In Europäischen Gewässern sind derzeit besonders gefährdet:
- Europäischer Aal: Den Beständen droht nicht nur der Zusammenbruch - sondern sogar das Aussterben.
- Rotbarsch: 15 Jahre alt muss ein Rotbarsch werden, bevor er Nachwuchs kriegen kann. Zu viele Tiere werden jedoch vorher gefangen, so dass die Bestände teils auf fünf Prozent der ursprünglichen Menge geschrumpft sind.
- Roter Thunfisch: Die EU-Kommission verhängte ein Fangverbot. Besonders die Nachfrage nach Sushi hat den Bestand dramatisch schrumpfen lassen.
- Hering: Die Bestände in Nord- und Ostsee sind äußerst bedroht.
- Makrele: Die EU hat Island und die Faröer-Inseln aufgefordert, ihre Fangquoten zu senken.

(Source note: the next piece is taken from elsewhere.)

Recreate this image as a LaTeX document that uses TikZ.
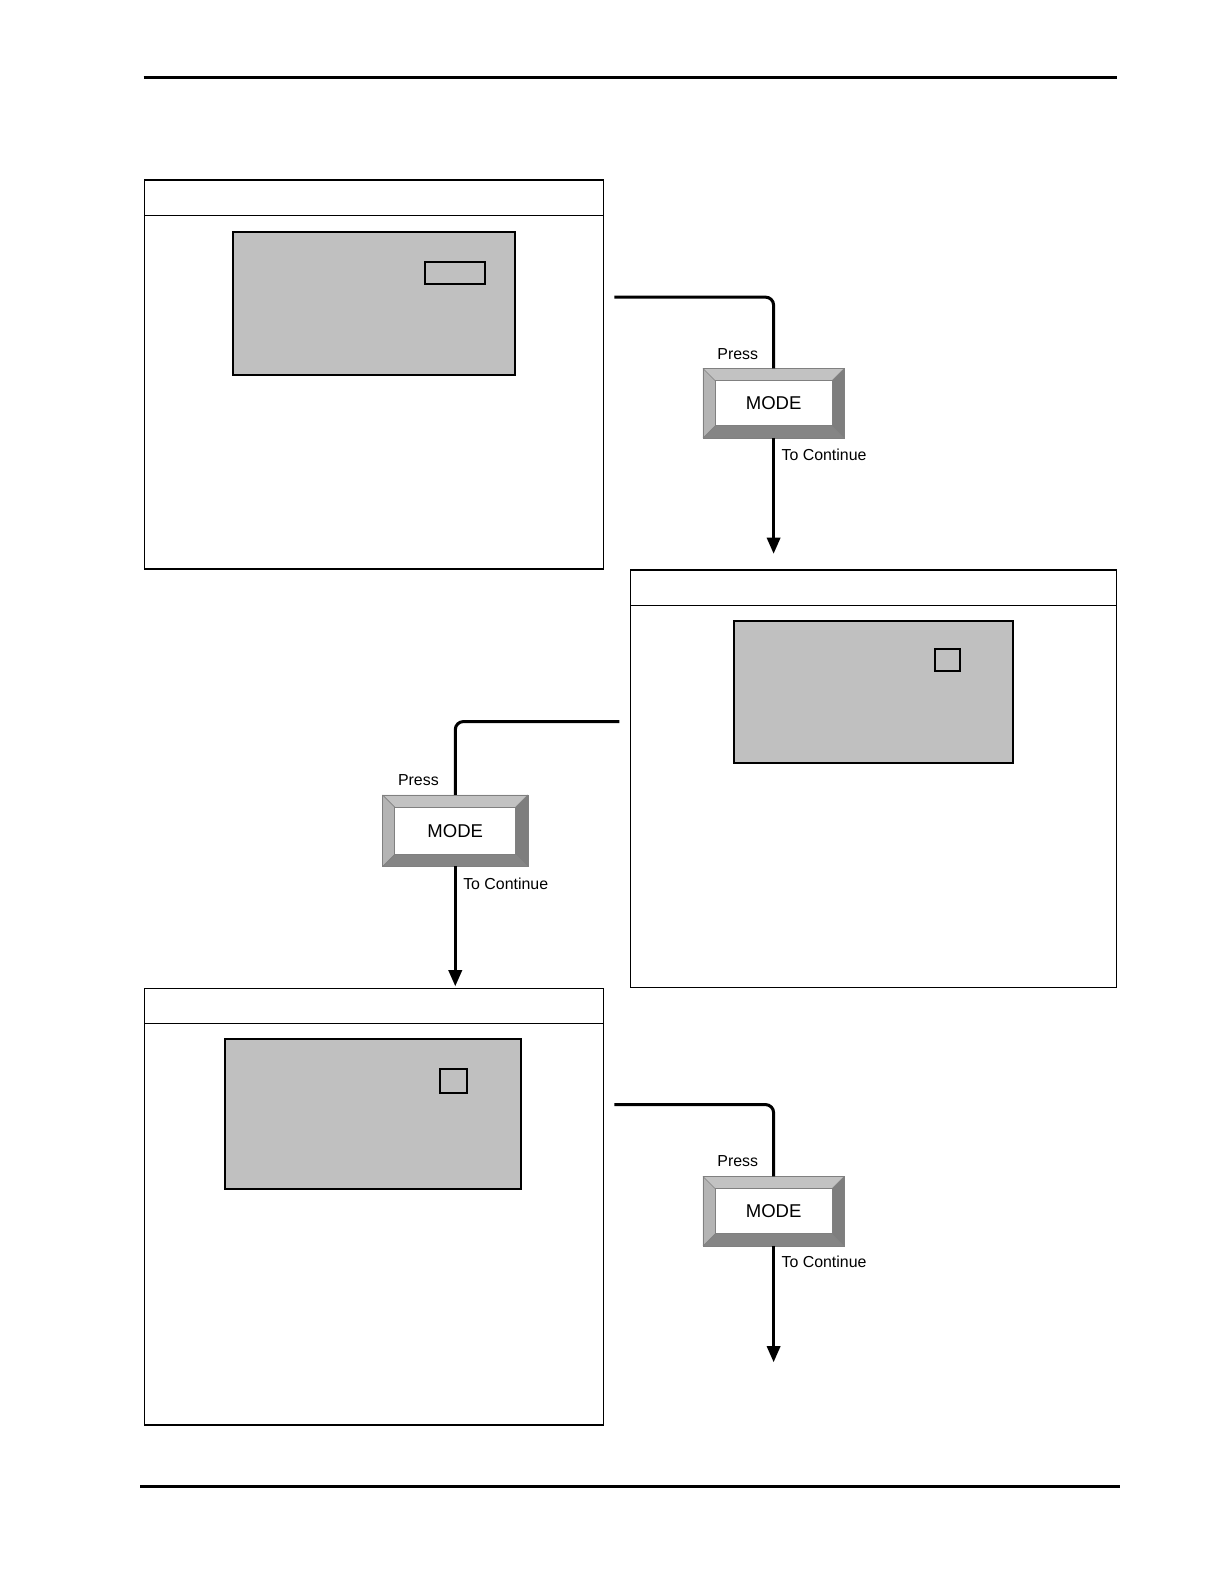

Makrelen schwimmen mit warmem Wasser nach Norden, wo sie in Massen in die Netze gehen.
Doch Politiker sind im Dilemma, es hängen schließlich allein in Europa etwa 400.000 Arbeitsplätze an der Fischerei. Weltweit sichert die Arbeit in der Branche etwa 540 Millionen Menschen ihr Auskommen - also fast für jeden Zwölften, berichtet die FAO.
In Europa sollen die Arbeitsplätze reduziert werden, EU-Pläne sehen vor, die Zahl der Fischerboote zu halbieren. Ginge es weiter wie bisher, verlören noch mehr Fischer ihre Arbeit - da sind sich Experten einig: Denn dann würde es nicht mehr genug Fische zum Fangen geben. Dass die Fischtheken hierzulande noch immer gefüllt sind, liegt daran, dass mittlerweile 60 Prozent der Fische nach Europa importiert werden; Dorade ersetzt Dorsch, Pangasius den Rotbarsch.
Hinweis der Redaktion: In einer ersten Version dieses Textes war von "Hechten" im Atlantik die Rede. Gemeint waren aber Seehechte. Wir bitten, den Irrtum zu verzeihen.